What 3.9 million hospitalizations revealed

The researchers analyzed 3.9 million pediatric hospitalizations spanning 2016 through 2023. When they applied the PSE definition, sepsis appeared in 1.3% of all pediatric hospital stays - roughly 1 in every 75 hospitalized children. Among those identified, more than 1 in 10 died before discharge. Scaled nationally, that translates to more than 18,000 sepsis cases and more than 1,800 deaths each year.

The PSE definition was validated against physician chart review and outperformed billing codes in accuracy. The rates of pediatric sepsis and associated mortality remained relatively stable between 2016 and 2022, a finding that contradicts some earlier billing-code-based studies suggesting dramatic changes over the same period.

Nearly 1 in 5 pediatric hospital deaths involved sepsis. Most cases were already present when the child was admitted, but a smaller fraction developed during hospitalization. That hospital-acquired subset carried higher mortality, pointing toward the importance of infection prevention alongside early recognition.

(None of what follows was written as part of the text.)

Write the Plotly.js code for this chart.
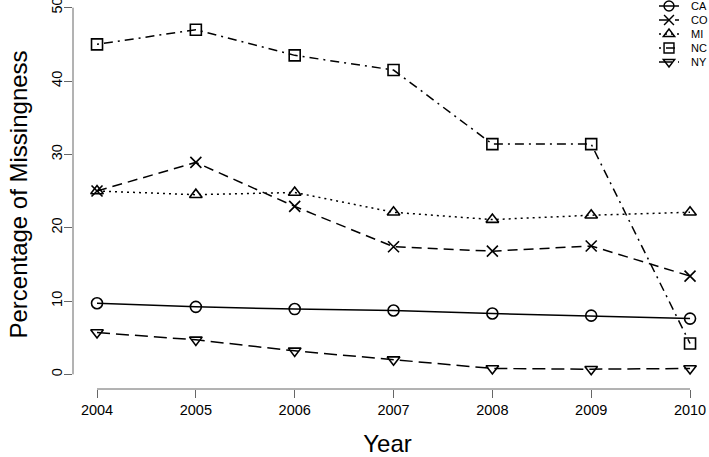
<!DOCTYPE html>
<html>
<head>
<meta charset="utf-8">
<script src="https://cdn.plot.ly/plotly-3.0.1.min.js"></script>
<style>html,body{margin:0;padding:0;background:#fff;}#chart{width:709px;height:457px;}</style>
</head>
<body>
<div id="chart"></div>
<script>
const years = [2004, 2005, 2006, 2007, 2008, 2009, 2010];
const CA = [9.7, 9.2, 8.9, 8.7, 8.3, 8.0, 7.6];
const CO = [25.0, 28.9, 22.9, 17.4, 16.8, 17.5, 13.4];
const MI = [25.0, 24.5, 24.8, 22.1, 21.1, 21.7, 22.1];
const NC = [45.0, 47.0, 43.5, 41.5, 31.4, 31.4, 4.2];
const NY = [5.7, 4.7, 3.2, 2.0, 0.8, 0.7, 0.8];
const yTicks = [0, 10, 20, 30, 40, 50];

const seriesNames = ['CA', 'CO', 'MI', 'NC', 'NY'];
const seriesData = [CA, CO, MI, NC, NY];
const symbols = ['circle-open', 'x-thin-open', 'triangle-up-open', 'square-open', 'triangle-down-open'];
const dashes = ['solid', '10px,6px', '2px,4px', '2px,5px,9px,5px', '13px,6px'];

const traces = seriesNames.map((n, i) => ({
  x: years, y: seriesData[i], name: n, type: 'scatter', mode: 'lines+markers',
  line: {color: '#000', width: 1.5, dash: dashes[i]},
  marker: {symbol: symbols[i], size: 11, color: '#000', line: {color: '#000', width: 1.6}}
}));

const fam = 'Liberation Sans, Arial, sans-serif';
const layout = {
  width: 709, height: 457,
  margin: {l: 73, r: 7, t: 0, b: 68},
  paper_bgcolor: '#fff', plot_bgcolor: '#fff',
  font: {family: fam, color: '#000'},
  showlegend: true,
  legend: {x: 0.87, y: 1.0, xanchor: 'left', yanchor: 'top', font: {size: 11, family: fam, color: '#000'}, bgcolor: 'rgba(0,0,0,0)', itemwidth: 30},
  xaxis: {
    range: [2003.757, 2010.121], tickvals: years, ticktext: years.map(String),
    ticks: 'outside', ticklen: 8, tickwidth: 1, tickcolor: '#666',
    showgrid: false, zeroline: false, showline: false, ticklabeloverflow: 'allow',
    tickfont: {size: 14.5, family: fam, color: '#000'},
    title: {text: 'Year', font: {size: 24, family: fam, color: '#000'}, standoff: 24}
  },
  yaxis: {
    range: [-2.0, 51.05], tickvals: yTicks, ticktext: yTicks.map(String),
    ticks: 'outside', ticklen: 8, tickwidth: 1, tickcolor: '#666', tickangle: -90,
    ticklabelstandoff: -4,
    showgrid: false, zeroline: false, showline: false, ticklabeloverflow: 'allow',
    tickfont: {size: 14.5, family: fam, color: '#000'},
    title: {text: 'Percentage of Missingness', font: {size: 24, family: fam, color: '#000'}, standoff: 14}
  },
  shapes: [
    {type: 'line', xref: 'paper', yref: 'y', x0: 0, x1: 0, y0: yTicks[0], y1: yTicks[yTicks.length - 1], line: {color: '#666', width: 1}},
    {type: 'line', xref: 'x', yref: 'paper', x0: years[0], x1: years[years.length - 1], y0: 0, y1: 0, line: {color: '#666', width: 1}}
  ]
};
Plotly.newPlot('chart', traces, layout, {displayModeBar: false, staticPlot: true}).then(gd => {
  // tighten legend like R's compact legend box
  const leg = gd.querySelector('g.legend');
  if (leg) {
    leg.querySelectorAll('[clip-path]').forEach(el => el.removeAttribute('clip-path'));
    leg.setAttribute('transform', 'translate(649,6)');
    const items = leg.querySelectorAll('g.traces');
    items.forEach((it, i) => {
      it.setAttribute('transform', 'translate(0,' + (14 * i) + ')');
      it.querySelectorAll('g.legendlines path').forEach(p => p.setAttribute('d', 'M10,0h20'));
      it.querySelectorAll('g.legendpoints').forEach(p => p.setAttribute('transform', 'translate(20,0) scale(0.9) translate(-20,0)'));
      it.querySelectorAll('text.legendtext').forEach(t => t.setAttribute('x', '42'));
    });
  }
});
</script>
</body>
</html>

A surveillance framework, not a cure

The study is fundamentally an exercise in measurement. It does not test a treatment or propose a clinical intervention. What it offers is a standardized ruler - one that can be applied consistently across health systems to track pediatric sepsis over time and compare outcomes between hospitals.

That matters because you cannot improve what you cannot reliably measure. If Hospital A uses one coding convention and Hospital B uses another, comparing their sepsis rates is meaningless. A clinical-data-based definition sidesteps that problem, at least in theory.

There are important caveats. The PSE definition depends on electronic health records that capture the relevant data elements, which may exclude smaller or under-resourced facilities. The validation was performed against physician chart review at participating centers, and the extent to which it generalizes to all hospital types remains to be tested. The study also covers only hospitalized children; sepsis identified and treated in emergency departments without admission would not be captured.

Counting as a first step

The CDC funded this work, and the study was presented at the Society of Critical Care Medicine Congress. The underlying logic is straightforward: standardized national surveillance creates a foundation for targeted prevention, quality improvement, and policy decisions. Whether that foundation actually leads to fewer children dying from sepsis will depend on what comes next - the interventions, the funding, and the willingness of health systems to act on what the numbers show.

For now, the numbers themselves are sobering enough. Sepsis kills more than five children per day in US hospitals. We just did not have a reliable way to say so until now.

Source: "National Estimates of Pediatric Sepsis in US Hospitals Using Clinical Data." JAMA, published March 22, 2026. DOI: 10.1001/jama.2026.3100. Led by Chanu Rhee, MD, MPH, Harvard Pilgrim Health Care Institute / Harvard Medical School, with collaborators at Children's Hospital of Philadelphia and Nemours Children's Hospital, Delaware. Funded by the Centers for Disease Control and Prevention.